In a stuffy shed with an uneven floor, surrounded by tubes of colored glass, Martin Whitford carefully uses a 3,500-degree torch to heat a glob of melting glass. After color is added and the glass cools, the piece will go to Ithaca’s Glass, the store Whitford shares with his wife, Lyssa, and friend Tim Merrill on The Ithaca Commons.
Whitford, an Elmira, N.Y., native, said he used to shy away from artistic things. Nearly a decade ago, however, Whitford helped friends move into a glass studio and came away with a new love.
“I fell into it,” Whitford said. “The first time I turned on the torch, I was hooked.”
Since then, Whitford has become a locally known flame-worker. Unlike glass blowing, which is usually used to make large items, flame-work is a small-scale glass-working procedure. Flame working is perfect for Whitford, he said, since he makes pipes. While Whitford fell into glassmaking, Lyssa Hayes said glass is in her blood.
“[My uncle] traveled to Europe and collected art glass,” she said. “He even went to see private collections there. As a child, I would fly to his house in Vancouver, Wash., and see his art collection … He was always talking to me about glass.”
Whitford and Hayes aren’t the only glass enthusiasts in Ithaca, or central New York. From Corning, N.Y. — which gained national fame for its glass collection — to Ithaca’s own downtown, glass artisans share a love for the delicate material.
The history of glass in Ithaca and the surrounding areas began with Amory Houghton Sr., a businessman from Brooklyn, N.Y. Houghton owned Union Glass Works and Cate & Phillip, two small glass businesses, and decided to base his companies in Corning in 1868, changing their names to Corning Glass Works (now Corning Inc.). Corning Inc. is now one of the largest glass-making businesses in the world.
The Corning Museum of Glass was founded in 1950 and is the world’s largest glass museum, with more than 45,000 objects spanning 35 centuries. Yvette Sterbenk, communications manager at the museum, said the museum’s popularity continues to grow and its glass working demonstrations are a major attraction.

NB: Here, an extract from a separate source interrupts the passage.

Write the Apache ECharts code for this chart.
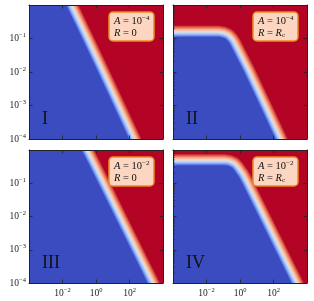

“We attracted 375,000 people in 2007 and 340,000 in 2006,” Sterbenk said. “We’re seeing a continued increase because of our programs. Our studio is a great place for people to learn about the glass-working process.”
When Whitford came to Ithaca nine years ago, he said he only knew a few people who worked with glass. Since then, he has seen the artisan population grow.
“Over the past 10 years, I’ve seen a 100 to 200 percent increase in the number of people who [work with glass here], not to mention the rest of the country,” he said.
Whitford said he enjoys the community of glass workers around him.
“A lot of people bounce ideas off each other and play with different ideas and work together,” he said.
Robin Schwartz, the program director of the Community Arts Partnership, said there are many artists in Ithaca, some discovered and others unknown.
“I have 800 artists in my database and I’m sure I don’t have every one of them,” Schwartz said.
Jennifer Kimball, an Ithaca resident who co-owns Pyrosglass.com with her husband Paul, a glass artisan, said her husband got interested in working with glass after he started collecting antique paperweights. Paul Kimball has since invented a new way to make glass objects.
“Paul is very interested in trying to understand early glassmakers’ processes and incorporating them into modern glass art,” she said.
Paul Kimball, whose glass art is sold around the world, invented Freeze and Fuse, a process that involves freezing powdered glass and water. After the glass is frozen, the craftsman can put it in a kiln until it becomes a solid piece of glass.
“It’s a process that almost anyone can learn,” Jennifer Kimball said. “It’s glass making for every man, for the rest of us.”
Ithaca may be home to a large population of artists, but Jennifer Kimball said selling pieces locally can difficult.
“[Ithaca] is definitely a great place to be as an artist because there are so many artists here,” she said. “[But] most artists find that to sell their art they need to look elsewhere.”
Jennifer Kimball said she and Paul try to support and engage their fellow artisans by holding craft shows in the area.
Whitford said he believes Ithaca’s appeal is the beautiful area and accepting community that keeps ideas thriving.
“I love looking around here and seeing the waterfalls,” he said. “Ithaca is a pretty liberal area where they essentially let you do what you want to do and that’s always a plus.”
Lyssa Hayes said it’s the atmosphere.
“We have a lot of stores selling glass in Ithaca,” she said. “It’s the community — it’s so chill, and we’re comfortable here. And Corning is so close, it’s easy to take classes there. People see glass working and want to do it.”
For Whitford, glass working is not so much about the money as it is the magic.
“To be able to set something on fire and make something in the end, that’s just amazing,” he said. “You’re almost a magician.”